I think this is the key question, the government has had months now to work out a decent financial support package for the most affected industries and individuals. I've not seen any sign that they're doing anything in the past couple of months other than lobbing a few quid at theatres / concert venues etc.
I don't think they can be criticised for the initial introduction of furlough, that was the right measure at (more or less) the right time. They now need to be thinking about the financial support that's needed in some areas to allow them to be put on pause to prevent the spread of the virus without sending them to the wall.
Instead of dropping £100,000,000,000 on testing 10 million people a day, or continuing to throw contracts at their pals and the likes of Deloitte and Serco I'd say the solutions are actually quite simple (and probably quite cheap compared to the proposed £100bn on testing):
- Sort out testing capacity so that anyone who needs one gets one (plus also fix the tracing part in England)

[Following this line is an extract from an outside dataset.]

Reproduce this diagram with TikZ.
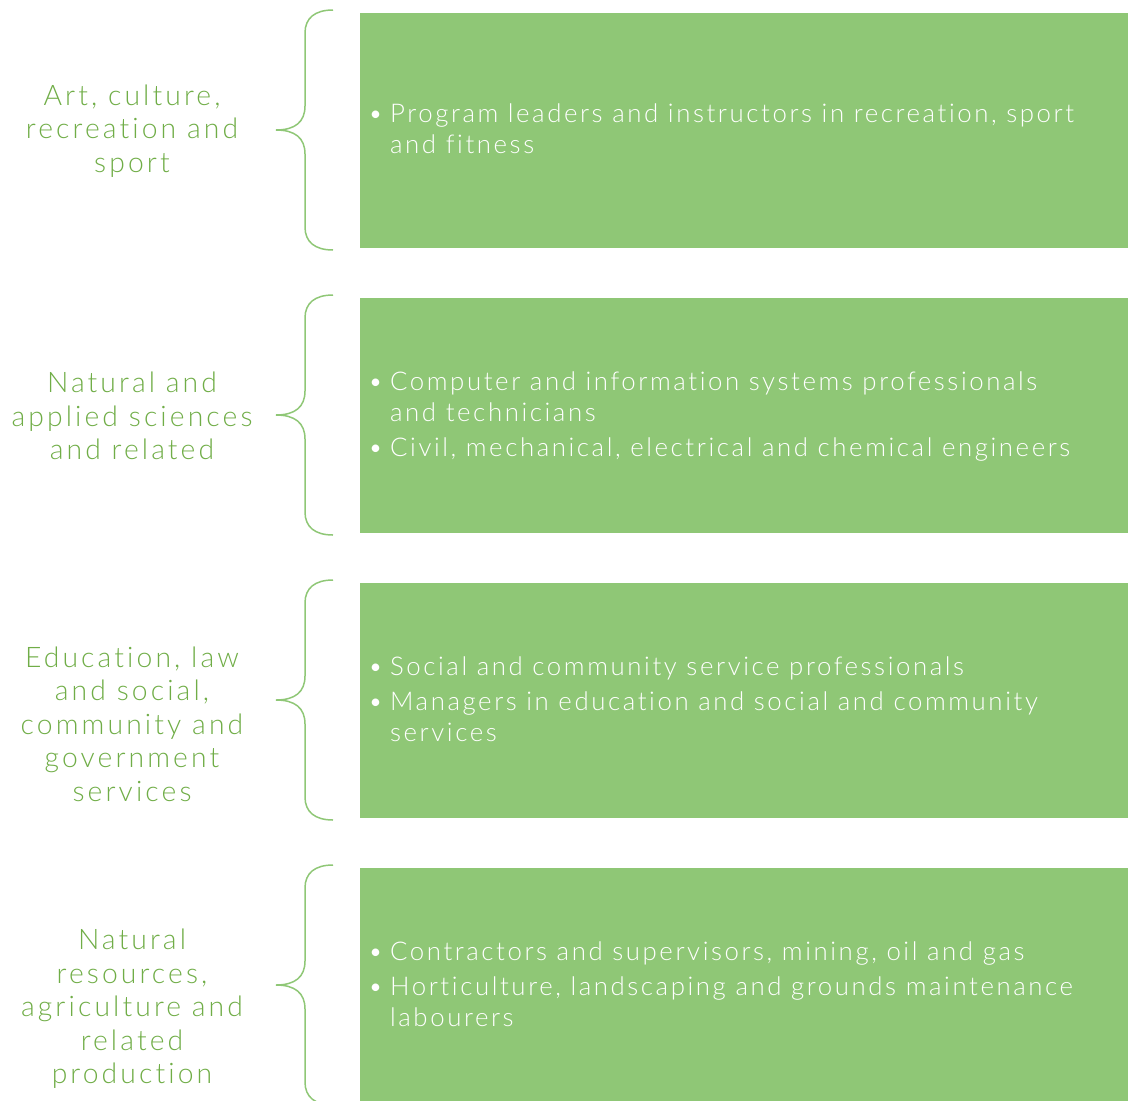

- Sort out full pay for people who are told to self isolate
- Get testing sorted for people who are arriving into the country - if Italy can test everyone with results in 30 minutes I don't see why we can't
- Conduct an industry by industry review to see what financial support is needed to keep them alive
If 1-3 are done well I don't think 4 needs to be particularly expensive - if the background prevalence of the virus is low then we can open up quite well - the restrictions over the past couple of months haven't been particularly severe, I think most people can live with them.
My theory is that the reason infections are going up just now is because we've done such a poor job of 2&3, and 1 is now falling over too. Based on the numbers as they were last month, the number of people who should have been told to self isolate was probably way less than 100,000, but even if we assume it was that amount, and each of them were given £2,000, that's still only £200m. That's a drop in the ocean (0.2% of the proposed spend on testing) compared to the other costs of handling the pandemic. Instead of which we've forced people into a position of having to choose between putting food on the table or self isolating. You could give every pub in the land £100,000 and it would still only cost half of what they're proposing to spend on 'moonshot' testing!